April 15
ComEd Reaches Record Reliability in 2022
Top consumer smart energy news hand-selected and brought to you by the Smart Energy Consumer Collaborative.
ComEd set a new measure for its service reliability this year, with the first three months of 2022 marking its most reliable electric service period in more than a century of operations. Last year, the company had provided some of its highest levels of reliability to date – more than 68 percent better than in 2011 when ComEd began a series of grid improvements.
EV charger and electrification technology provider Qmerit is partnering with Uplight. Their collaboration aims to expand the ability of utilities to provide end-to-end charging support for EV buyers. Qmerit’s electrification service implementation capabilities, including a national network of EV charger installers, will be coupled with Uplight’s EV Solution Suite.
Rate platform provider GridX closed $40 million in Series C funding led by Energy Impact Partners (EIP). Moore Strategic Ventures, Sunfox Capital and NGP ETP also participated in the round.
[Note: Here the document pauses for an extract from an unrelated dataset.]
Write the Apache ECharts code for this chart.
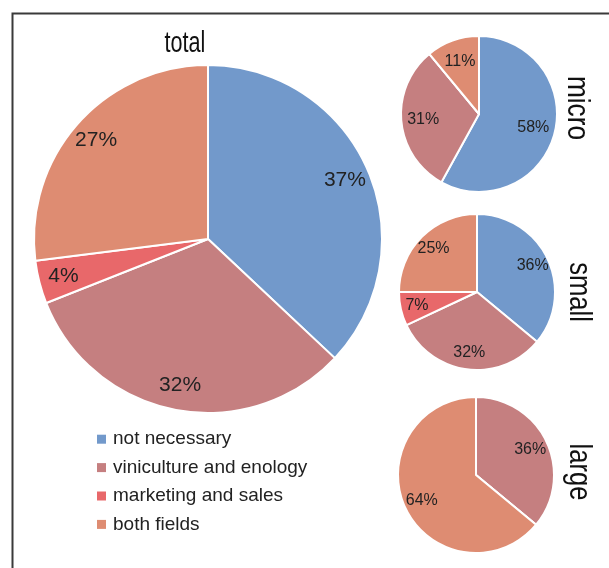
<!DOCTYPE html>
<html>
<head>
<meta charset="utf-8">
<script src="https://cdn.jsdelivr.net/npm/echarts@6/dist/echarts.min.js"></script>
<style>
  html, body { margin: 0; padding: 0; background: #fff; }
  #chart { width: 609px; height: 568px; }
</style>
</head>
<body>
<div id="chart"></div>
<script>
// Shares (%) of respondents by required training field, per company size
const categories = ['not necessary', 'viniculture and enology', 'marketing and sales', 'both fields'];
const totalShares = [37, 32, 4, 27];
const microShares = [58, 31, 0, 11];
const smallShares = [36, 32, 7, 25];
const largeShares = [0, 36, 0, 64];
const pieTitles = ['total', 'micro', 'small', 'large'];

const colors = ['#7299CB', '#C57F80', '#E8686A', '#DE8C72'];
const FONT = "'Liberation Sans', Arial, sans-serif";

function pieData(values) {
  return categories.map((name, i) => ({
    name: name,
    value: values[i],
    itemStyle: { color: colors[i] }
  }));
}

// Filled slices
function slicePie(values, center, r) {
  return {
    type: 'pie',
    center: center,
    radius: [0, r],
    startAngle: 90,
    clockwise: true,
    silent: true,
    data: pieData(values),
    itemStyle: { borderColor: '#fff', borderWidth: 2 },
    label: { show: false },
    labelLine: { show: false },
    emphasis: { disabled: true }
  };
}

// Transparent ring carrying the percentage labels further out along each slice
function labelRing(values, center, r, innerFrac, fontSize) {
  return {
    type: 'pie',
    center: center,
    radius: [r * innerFrac, r],
    startAngle: 90,
    clockwise: true,
    silent: true,
    data: pieData(values).map(d => Object.assign({}, d, { itemStyle: { color: 'rgba(0,0,0,0)' } })),
    itemStyle: { borderWidth: 0 },
    label: {
      show: true,
      position: 'inside',
      fontFamily: FONT,
      fontSize: fontSize,
      color: '#222',
      formatter: p => (p.value > 0 ? p.value + '%' : '')
    },
    labelLine: { show: false },
    emphasis: { disabled: true }
  };
}

// Condensed heading text (rotated for the side pies)
function heading(text, x, y, size, rotated, squeeze) {
  return {
    type: 'text',
    x: x, y: y,
    rotation: rotated ? -Math.PI / 2 : 0,
    scaleX: squeeze,
    silent: true,
    style: { text: text, font: size + 'px ' + FONT, fill: '#111', align: 'center', verticalAlign: 'middle' }
  };
}

const chart = echarts.init(document.getElementById('chart'), null, { renderer: 'canvas' });

const mainC = [208, 239], mainR = 174;
const microC = [479, 114], smallC = [477, 292], largeC = [476, 475], sideR = 78;

chart.setOption({
  animation: false,
  backgroundColor: '#fff',
  legend: {
    orient: 'vertical',
    left: 97,
    top: 428,
    padding: 0,
    icon: 'rect',
    itemWidth: 9,
    itemHeight: 9,
    itemGap: 6,
    selectedMode: false,
    itemStyle: { borderWidth: 0 },
    data: categories.map((name, i) => ({ name: name, itemStyle: { color: colors[i], borderWidth: 0 } })),
    textStyle: { fontFamily: FONT, fontSize: 19, color: '#222', lineHeight: 22.4, padding: [0, 0, 0, 2] }
  },
  graphic: [
    {
      type: 'rect',
      left: 10, top: 11,
      shape: { width: 640, height: 600 },
      style: { fill: 'none', stroke: '#3a3a3a', lineWidth: 2 },
      silent: true
    },
    heading(pieTitles[0], 185, 44, 30, false, 0.72),
    heading(pieTitles[1], 577, 108, 32, true, 0.82),
    heading(pieTitles[2], 579, 292, 32, true, 0.8),
    heading(pieTitles[3], 579, 472, 32, true, 0.8)
  ],
  series: [
    slicePie(totalShares, mainC, mainR),
    slicePie(microShares, microC, sideR),
    slicePie(smallShares, smallC, sideR),
    slicePie(largeShares, largeC, sideR),
    labelRing(totalShares, mainC, mainR, 0.68, 21),
    labelRing(microShares, microC, sideR, 0.36, 16),
    labelRing(smallShares, smallC, sideR, 0.5, 16),
    labelRing(largeShares, largeC, sideR, 0.46, 16)
  ]
});
</script>
</body>
</html>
In related news, Hunter Horgan of MSV joined the company’s board of directors, and Chris Black was named CEO. The funding and personnel moves are intended to accelerate development of GridX’s rate analytics and complex billing offerings, and help build out its sales and marketing, product and engineering teams.
The 22.6 MW Stony Knoll Solar power plant in Surry County, North Carolina recently commenced operations. The solar project – owned and operated by Duke Energy Sustainable Solutions (DESS) – was selected as part of the competitive bidding process established by the state’s 2017 solar legislation. The plant contains 76,600 panels, which will power the equivalent of 5,000 homes.
The California Public Utilities Commission (CPUC) ordered utilities to create a pilot program designed to push community-based organizations (CBOs) to help consumers with utility bills. Utilities will be required to develop a CBO Case Management Pilot Program proposal for California communities hardest hit by electric bills during the first year of the COVID-19 pandemic, relative to their available resources.
Water heaters are a potentially massive resource when it comes to balancing the ups and downs of grids that are increasingly powered by renewables. They use more energy than almost anything else in a home except equipment for space heating and cooling. The question is, how big of a grid resource could they become – and how much should utilities and their customers invest in preparing them to serve that role?
New York has been a leader on climate change mitigation activities and, on April 8, took a step further when a budget agreement was reached between Gov. Kathy Hochul and state legislators that commits the state to achieving a fully electric statewide school bus fleet by 2035. Most of New York’s 50,000 school buses run on diesel today.
According to a new report by the U.S. Energy Information Administration, roughly 27 percent of U.S. households, or 34 million, had difficulty paying energy bills or kept their home at an unsafe temperature because of energy cost concerns in 2020. While a high number, it is lower than in 2015, when 37 million households, or 31 percent, reported similar issues in 2015, according to EIA’s Residential Energy Consumption Survey (RECS).